**Stated exercise**: Retype only what runs from the beginning of the data through the line with "snr = [0, 5, 10, 15, 20, 25, 30]"; please omit the pictures and keep every line exact.

* * * * * * *

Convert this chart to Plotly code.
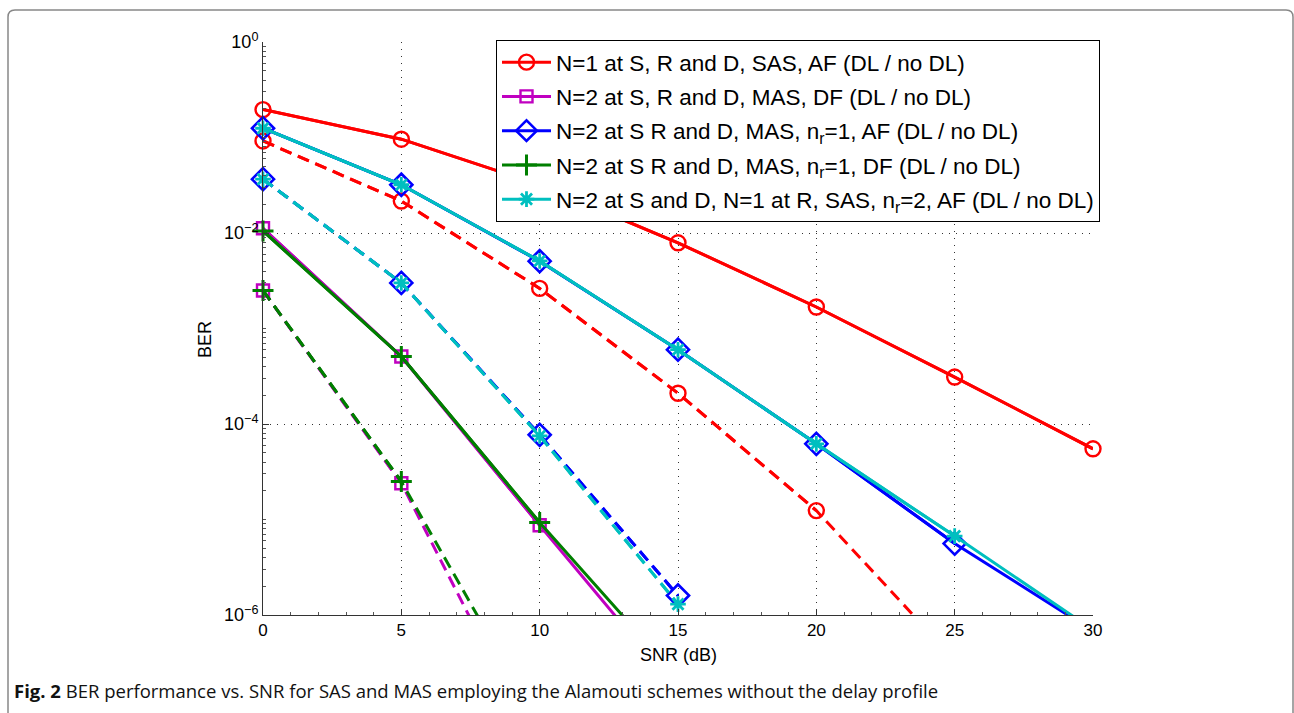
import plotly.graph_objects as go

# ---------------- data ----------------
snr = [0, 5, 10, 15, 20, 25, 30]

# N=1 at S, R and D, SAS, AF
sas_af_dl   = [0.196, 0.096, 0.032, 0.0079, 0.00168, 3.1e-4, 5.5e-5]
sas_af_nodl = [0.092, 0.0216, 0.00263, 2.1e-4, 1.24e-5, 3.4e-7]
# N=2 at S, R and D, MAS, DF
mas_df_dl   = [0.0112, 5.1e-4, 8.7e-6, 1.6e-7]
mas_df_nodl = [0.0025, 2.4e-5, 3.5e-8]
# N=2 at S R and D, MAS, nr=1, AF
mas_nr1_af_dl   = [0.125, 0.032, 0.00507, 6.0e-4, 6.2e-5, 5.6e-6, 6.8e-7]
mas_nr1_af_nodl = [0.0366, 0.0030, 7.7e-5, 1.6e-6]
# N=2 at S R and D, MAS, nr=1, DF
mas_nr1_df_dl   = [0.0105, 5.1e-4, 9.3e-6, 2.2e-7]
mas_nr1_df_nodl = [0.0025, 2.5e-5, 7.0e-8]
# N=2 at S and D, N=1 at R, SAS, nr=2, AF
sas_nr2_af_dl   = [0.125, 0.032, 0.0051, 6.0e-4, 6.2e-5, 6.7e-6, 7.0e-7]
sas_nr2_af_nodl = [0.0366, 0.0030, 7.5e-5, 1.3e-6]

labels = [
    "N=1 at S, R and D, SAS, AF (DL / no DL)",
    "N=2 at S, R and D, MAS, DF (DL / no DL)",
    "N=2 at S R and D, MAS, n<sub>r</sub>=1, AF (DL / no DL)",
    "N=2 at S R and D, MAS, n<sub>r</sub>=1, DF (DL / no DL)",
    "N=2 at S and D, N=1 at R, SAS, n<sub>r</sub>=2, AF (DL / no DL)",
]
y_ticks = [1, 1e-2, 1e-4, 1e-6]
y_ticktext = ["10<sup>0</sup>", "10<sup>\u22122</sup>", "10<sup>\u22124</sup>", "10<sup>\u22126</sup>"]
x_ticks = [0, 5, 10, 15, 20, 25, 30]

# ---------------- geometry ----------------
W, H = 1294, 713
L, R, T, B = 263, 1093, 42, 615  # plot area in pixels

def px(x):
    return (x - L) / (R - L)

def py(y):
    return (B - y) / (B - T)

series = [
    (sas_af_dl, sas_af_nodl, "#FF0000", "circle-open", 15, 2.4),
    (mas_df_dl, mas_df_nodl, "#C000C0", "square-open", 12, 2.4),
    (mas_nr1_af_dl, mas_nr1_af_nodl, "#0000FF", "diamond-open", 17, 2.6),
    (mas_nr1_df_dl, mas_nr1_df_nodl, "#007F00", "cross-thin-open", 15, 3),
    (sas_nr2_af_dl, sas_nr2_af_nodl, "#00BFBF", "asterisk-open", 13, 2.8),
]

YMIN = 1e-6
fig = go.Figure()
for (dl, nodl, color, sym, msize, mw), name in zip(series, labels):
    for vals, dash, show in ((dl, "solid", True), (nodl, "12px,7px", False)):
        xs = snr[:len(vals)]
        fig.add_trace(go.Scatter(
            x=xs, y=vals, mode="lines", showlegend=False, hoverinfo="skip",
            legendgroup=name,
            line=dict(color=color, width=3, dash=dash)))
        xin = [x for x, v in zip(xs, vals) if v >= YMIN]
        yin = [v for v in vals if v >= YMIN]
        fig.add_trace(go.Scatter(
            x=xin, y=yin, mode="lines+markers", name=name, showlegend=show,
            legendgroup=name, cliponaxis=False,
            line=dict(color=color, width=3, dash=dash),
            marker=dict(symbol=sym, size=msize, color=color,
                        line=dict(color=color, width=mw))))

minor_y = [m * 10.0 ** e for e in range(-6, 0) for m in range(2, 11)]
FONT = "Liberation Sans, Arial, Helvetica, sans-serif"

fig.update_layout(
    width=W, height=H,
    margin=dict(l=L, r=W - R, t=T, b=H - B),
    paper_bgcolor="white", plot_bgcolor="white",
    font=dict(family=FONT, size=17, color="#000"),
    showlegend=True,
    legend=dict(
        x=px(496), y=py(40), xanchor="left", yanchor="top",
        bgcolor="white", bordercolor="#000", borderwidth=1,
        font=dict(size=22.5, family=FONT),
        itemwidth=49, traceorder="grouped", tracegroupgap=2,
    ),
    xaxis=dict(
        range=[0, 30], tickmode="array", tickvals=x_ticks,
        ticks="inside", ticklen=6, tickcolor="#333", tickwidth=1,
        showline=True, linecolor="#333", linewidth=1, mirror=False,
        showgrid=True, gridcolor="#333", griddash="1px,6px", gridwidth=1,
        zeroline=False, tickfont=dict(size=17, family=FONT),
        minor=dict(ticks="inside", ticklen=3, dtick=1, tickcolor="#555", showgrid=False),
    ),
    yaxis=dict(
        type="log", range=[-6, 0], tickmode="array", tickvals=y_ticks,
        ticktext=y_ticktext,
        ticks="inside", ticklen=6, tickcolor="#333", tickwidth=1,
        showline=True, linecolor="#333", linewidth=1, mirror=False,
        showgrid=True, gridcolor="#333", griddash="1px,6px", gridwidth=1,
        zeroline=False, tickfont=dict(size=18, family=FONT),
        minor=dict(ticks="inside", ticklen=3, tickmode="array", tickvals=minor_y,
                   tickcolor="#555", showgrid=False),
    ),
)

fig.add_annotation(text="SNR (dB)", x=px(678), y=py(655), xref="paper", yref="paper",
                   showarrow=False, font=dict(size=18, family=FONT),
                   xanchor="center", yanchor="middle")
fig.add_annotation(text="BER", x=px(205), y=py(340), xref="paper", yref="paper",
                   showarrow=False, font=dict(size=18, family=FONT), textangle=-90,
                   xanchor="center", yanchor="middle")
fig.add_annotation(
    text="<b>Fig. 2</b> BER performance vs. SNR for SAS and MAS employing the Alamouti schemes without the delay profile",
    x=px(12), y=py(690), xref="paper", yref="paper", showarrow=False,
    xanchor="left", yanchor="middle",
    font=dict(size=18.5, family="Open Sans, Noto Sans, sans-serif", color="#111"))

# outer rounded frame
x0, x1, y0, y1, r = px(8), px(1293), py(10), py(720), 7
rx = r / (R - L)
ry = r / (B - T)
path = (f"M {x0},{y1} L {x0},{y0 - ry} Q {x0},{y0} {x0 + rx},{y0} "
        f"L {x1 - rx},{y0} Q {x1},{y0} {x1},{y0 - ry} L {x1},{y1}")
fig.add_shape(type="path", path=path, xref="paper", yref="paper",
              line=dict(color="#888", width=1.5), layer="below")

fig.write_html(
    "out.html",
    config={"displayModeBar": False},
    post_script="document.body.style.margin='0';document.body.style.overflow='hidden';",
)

* * * * * * *

**Exercise answer**:
Convert this chart to Plotly code.
import plotly.graph_objects as go

# ---------------- data ----------------
snr = [0, 5, 10, 15, 20, 25, 30]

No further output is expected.